Strongly coupled regimes of quantum field theory remain notoriously difficult to access with standard analytic tools. However, certain aspects of these theories become more manageable when focusing on sectors where specific quantum numbers are taken to be large. Well known examples include the large N limit, where N denotes the rank of the gauge group or the large spin limit. More recently, a new approach based on effective field theory has gained importance for studying sectors of a theory where a given global charge is considered to be very large. In this talk, I will show how a dual description in terms of matrix models emerges in such large-charge regimes, with the matrix size directly related to the underlying global charge. I will show how this framework provides a powerful tool not only to demonstrate the predictions of effective field theory, but also to go beyond them.

talk 15: Geometry of relativistic hydrodynamics and topological strings

• Nikita Nekrasov (Simons Center for Geometry and Physics)

New view of relativistic hydrodynamics, generalizing Euler equations of compressible ideal fluid, is proposed.
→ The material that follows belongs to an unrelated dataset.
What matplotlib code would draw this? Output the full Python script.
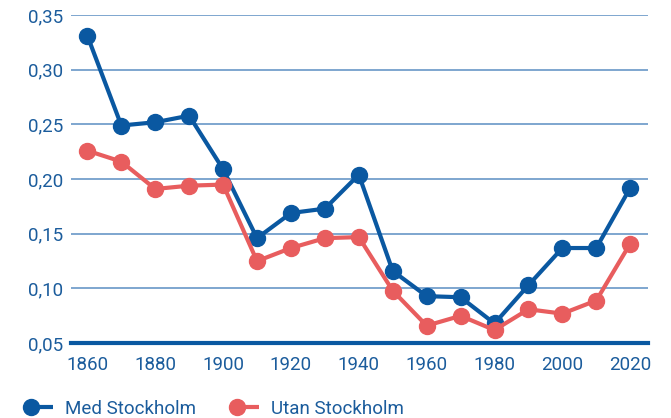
import matplotlib
matplotlib.use("Agg")
import matplotlib.pyplot as plt
from matplotlib.ticker import FuncFormatter
from matplotlib.legend_handler import HandlerBase
from matplotlib.lines import Line2D

years = [1860, 1870, 1880, 1890, 1900, 1910, 1920, 1930, 1940, 1950,
         1960, 1970, 1980, 1990, 2000, 2010, 2020]
med_stockholm = [0.331, 0.249, 0.252, 0.258, 0.209, 0.146, 0.169, 0.173, 0.204, 0.116,
                 0.093, 0.092, 0.068, 0.103, 0.137, 0.137, 0.192]
utan_stockholm = [0.226, 0.216, 0.191, 0.194, 0.195, 0.125, 0.137, 0.146, 0.147, 0.098,
                  0.066, 0.075, 0.062, 0.081, 0.077, 0.089, 0.141]
labels = ["Med Stockholm", "Utan Stockholm"]
yticks = [0.05, 0.10, 0.15, 0.20, 0.25, 0.30, 0.35]
xticks = [1860, 1880, 1900, 1920, 1940, 1960, 1980, 2000, 2020]

BLUE = "#0a58a1"
RED = "#e85d5e"
GRID = "#7ea6cf"
TXT = "#1b5c9c"

plt.rcParams['font.family'] = ['Roboto', 'DejaVu Sans']


class LeftMarkerHandler(HandlerBase):
    def create_artists(self, legend, orig_handle, xdescent, ydescent,
                       width, height, fontsize, trans):
        y = (height - ydescent) / 2.0
        x0 = -xdescent
        x1 = -xdescent + width
        ms = orig_handle.get_markersize()
        r_pts = ms / 2.0
        line = Line2D([x0 + r_pts, x1], [y, y], color=orig_handle.get_color(),
                      lw=orig_handle.get_linewidth(), solid_capstyle='butt',
                      transform=trans)
        mk = Line2D([x0 + r_pts], [y], color=orig_handle.get_color(),
                    marker='o', ms=ms, lw=0, transform=trans)
        return [line, mk]


fig = plt.figure(figsize=(6.71, 4.18), dpi=100)
ax = fig.add_axes([0.106, 0.179, 0.86, 0.785])

l1, = ax.plot(years, med_stockholm, color=BLUE, lw=3.0, marker='o', ms=11.5,
              label=labels[0], zorder=3, solid_joinstyle='round')
l2, = ax.plot(years, utan_stockholm, color=RED, lw=3.0, marker='o', ms=11.5,
              label=labels[1], zorder=4, solid_joinstyle='round')

ax.set_xlim(1855.2, 2025.3)
ax.set_ylim(0.05, 0.35)
ax.set_yticks(yticks)
ax.set_xticks(xticks)
ax.yaxis.set_major_formatter(FuncFormatter(lambda v, p: f"{v:.2f}".replace('.', ',')))

for y in yticks[1:]:
    ax.axhline(y, color=GRID, lw=1.4, zorder=1)

for s in ['top', 'right', 'left']:
    ax.spines[s].set_visible(False)
ax.spines['bottom'].set_color(BLUE)
ax.spines['bottom'].set_linewidth(3.0)
ax.spines['bottom'].set_zorder(5)

ax.tick_params(axis='both', length=0, labelsize=13.5, labelcolor=TXT)
ax.tick_params(axis='x', pad=9)
ax.tick_params(axis='y', pad=6)

leg = fig.legend(handles=[l1, l2], loc='center left',
                 bbox_to_anchor=(23 / 671, 1 - 409 / 418),
                 ncol=2, frameon=False, fontsize=13.5, handlelength=1.6,
                 handletextpad=0.64, columnspacing=1.76, labelcolor=TXT,
                 borderpad=0, borderaxespad=0,
                 handler_map={Line2D: LeftMarkerHandler()})

fig.savefig("out.png", dpi=100)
Connections with topological strings and Liouville conformal blocks will be discussed. Work in progress with Paul Wiegmann.
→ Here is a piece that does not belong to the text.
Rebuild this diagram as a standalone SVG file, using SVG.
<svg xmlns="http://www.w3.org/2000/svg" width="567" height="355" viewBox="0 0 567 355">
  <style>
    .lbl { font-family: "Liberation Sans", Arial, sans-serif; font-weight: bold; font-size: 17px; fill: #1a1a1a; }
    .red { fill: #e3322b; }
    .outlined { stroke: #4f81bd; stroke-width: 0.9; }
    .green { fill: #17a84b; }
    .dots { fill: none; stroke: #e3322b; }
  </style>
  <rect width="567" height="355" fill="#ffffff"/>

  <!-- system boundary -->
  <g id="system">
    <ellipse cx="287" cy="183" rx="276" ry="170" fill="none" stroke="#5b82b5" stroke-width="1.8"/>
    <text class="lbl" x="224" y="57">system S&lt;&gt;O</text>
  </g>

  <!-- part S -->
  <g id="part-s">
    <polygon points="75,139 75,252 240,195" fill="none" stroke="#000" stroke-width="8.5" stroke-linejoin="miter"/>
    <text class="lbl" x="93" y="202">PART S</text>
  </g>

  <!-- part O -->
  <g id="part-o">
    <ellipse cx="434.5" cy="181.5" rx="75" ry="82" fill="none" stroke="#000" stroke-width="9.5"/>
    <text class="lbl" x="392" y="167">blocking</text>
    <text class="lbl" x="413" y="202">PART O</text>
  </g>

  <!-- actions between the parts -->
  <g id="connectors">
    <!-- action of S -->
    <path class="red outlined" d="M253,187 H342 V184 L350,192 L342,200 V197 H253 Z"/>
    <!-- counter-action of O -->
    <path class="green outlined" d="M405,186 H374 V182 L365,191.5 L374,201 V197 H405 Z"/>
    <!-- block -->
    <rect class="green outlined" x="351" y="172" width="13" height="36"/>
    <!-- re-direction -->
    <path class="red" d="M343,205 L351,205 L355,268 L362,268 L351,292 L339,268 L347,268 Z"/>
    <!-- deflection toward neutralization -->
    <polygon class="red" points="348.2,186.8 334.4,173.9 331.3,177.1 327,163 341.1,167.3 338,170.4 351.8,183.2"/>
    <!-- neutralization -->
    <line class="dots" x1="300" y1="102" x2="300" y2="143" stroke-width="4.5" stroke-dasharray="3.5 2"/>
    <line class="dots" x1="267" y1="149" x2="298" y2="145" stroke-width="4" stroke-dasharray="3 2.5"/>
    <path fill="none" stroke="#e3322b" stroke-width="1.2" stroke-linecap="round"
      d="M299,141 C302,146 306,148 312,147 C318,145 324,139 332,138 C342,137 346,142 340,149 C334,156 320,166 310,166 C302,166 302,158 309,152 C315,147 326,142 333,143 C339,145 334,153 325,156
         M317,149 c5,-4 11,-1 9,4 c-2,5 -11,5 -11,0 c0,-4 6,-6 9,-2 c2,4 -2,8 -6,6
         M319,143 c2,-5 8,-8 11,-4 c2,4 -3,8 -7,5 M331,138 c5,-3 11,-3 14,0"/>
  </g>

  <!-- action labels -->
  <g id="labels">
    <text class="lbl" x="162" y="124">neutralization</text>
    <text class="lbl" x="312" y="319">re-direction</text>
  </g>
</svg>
talk 16: Renormalons for the people

• Marcos Marino (Université de Genève)

Renormalons are the smoking guns in perturbation theory for a wide class of non-perturbative effects. They have been mostly studied in QCD phenomenology, but as I will try to argue in this talk, renormalons and their associated non-perturbative corrections are fundamental aspects of quantum field theories. I will first illustrate the existence of renormalons in simple models, review their properties, and describe some recent progress in the topic, as well as open problems.